从Deepseek开源库3FS中学习fuse的使用-如何开发一个文件系统(一)
背景介绍¶
Deepseek开源了一系列AI infra的相关的项目,其中包括了deepseek-ai/3FS。
A high-performance distributed file system designed to address the challenges of AI training and inference workloads.
文件系统是任何操作系统的支柱,负责管理数据的存储和检索方式。传统上,开发文件系统是一项复杂而艰巨的任务,需要对内核编程有深入的了解。然而,有了 FUSE(用户空间文件系统),这项任务变得更加容易和通用。
FUSE(用户空间文件系统)是用户空间程序向 Linux 内核导出文件系统的接口。FUSE 项目由两个组件组成:fuse内核模块(在常规内核存储库中维护)和libfuse用户空间库(在此存储库中维护)。libfuse 为与 FUSE 内核模块通信提供参考实现。 FUSE 文件系统通常实现为与 libfuse 链接的独立应用程序。libfuse 提供挂载文件系统、卸载文件系统、从内核读取请求以及发送响应的功能。libfuse 提供两种 API:“高级” 同步 API 和 “低级” 异步 API。在这两种情况下,来自内核的传入请求都使用回调传递给主程序。当使用高级 API 时,回调可以处理文件名和路径而不是索引节点,并且当回调函数返回时请求处理完成。当使用低级 API 时,回调必须处理索引节点,并且必须使用单独的一组 API 函数显式发送响应。

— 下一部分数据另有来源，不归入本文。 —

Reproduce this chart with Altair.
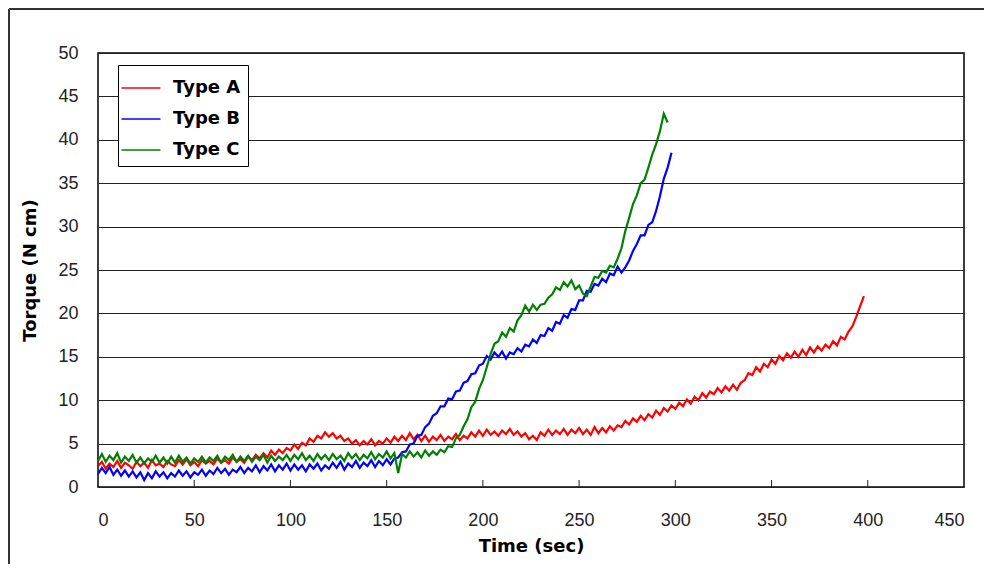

FUSE(用户空间文件系统)是 Linux 中的一个软件层,它允许非特权用户在不编辑内核源代码的情况下创建自己的文件系统。它由三个主要组件组成: fuse.ko - FUSE 内核模块,它提供了 FUSE 的接口。 libfuse - 用户空间库,它提供了处理与 FUSE 内核模块通信所需的 API,允许用户空间应用程序实现自定义文件系统逻辑。 fusermount - 一个挂载工具。
重要的数据结构、函数、宏定义¶
fuse_args¶
这个结构用于处理传递给 FUSE 文件系统的命令行参数。
struct fuse_args {
int argc; // number of arguments
char **argv; // argument vector, NULL terminated
int allocated; // is argv allocated?
};
通过宏定义初始化,
#define FUSE_ARGS_INIT(argc, argv) { argc, argv, 0 }
在3fs中传递参数,
// https://github1s.com/deepseek-ai/3FS/blob/main/src/fuse/FuseMainLoop.cc#L47
std::vector<std::string> fuseArgs;
fuseArgs.push_back(programName);
if (allowOther) {
fuseArgs.push_back("-o");
fuseArgs.push_back("allow_other");
fuseArgs.push_back("-o");
fuseArgs.push_back("default_permissions");
}
fuseArgs.push_back("-o");
fuseArgs.push_back("auto_unmount");
fuseArgs.push_back("-o");
fuseArgs.push_back(fmt::format("max_read={}", maxbufsize));
fuseArgs.push_back(mountpoint);
fuseArgs.push_back("-o");
fuseArgs.push_back("subtype=hf3fs");
fuseArgs.push_back("-o");
fuseArgs.push_back("fsname=hf3fs." + clusterId);
std::vector<char *> fuseArgsPtr;
for (auto &arg : fuseArgs) {
fuseArgsPtr.push_back(const_cast<char *>(arg.c_str()));
}
struct fuse_args args = FUSE_ARGS_INIT((int)fuseArgsPtr.size(), fuseArgsPtr.data());
fuse_cmdline_opts¶
struct fuse_cmdline_opts {
int singlethread;
int foreground;
int debug;
int nodefault_subtype;
char *mountpoint;
int show_version;
int show_help;
int clone_fd;
unsigned int max_idle_threads;
unsigned int max_threads; // This was added in libfuse 3.12
};
这个结构体用于存储从参数解析出的命令行选项。它有助于根据用户输入管理和配置 FUSE 文件系统。此结构可以使用fuse_parse_cmdline函数进行填充。
在3fs中使用示例:
struct fuse_cmdline_opts opts;
struct fuse_loop_config *config = fuse_loop_cfg_create();
SCOPE_EXIT { fuse_loop_cfg_destroy(config); };
if (fuse_parse_cmdline(&args, &opts) != 0) {
return 1;
}
fuse_session_new¶
创建一个新的low-level会话。此函数接受大多数与文件系统无关的挂载选项。
struct fuse_session *fuse_session_new(struct fuse_args *args,const struct fuse_lowlevel_ops *op,size_t op_size, void *userdata);
d.se = fuse_session_new(&args, &ops, sizeof(ops), NULL);
if (d.se == nullptr) {
return 1;
}
fuse_set_signal_handlers¶
此函数为信号SIGHUP、SIGINT和SIGTERM安装信号处理程序,这些信号处理程序将尝试卸载文件系统。如果已经为这些信号中的任何一个安装了信号处理程序,则不会替换它。此函数在成功时返回零,在失败时返回 -1。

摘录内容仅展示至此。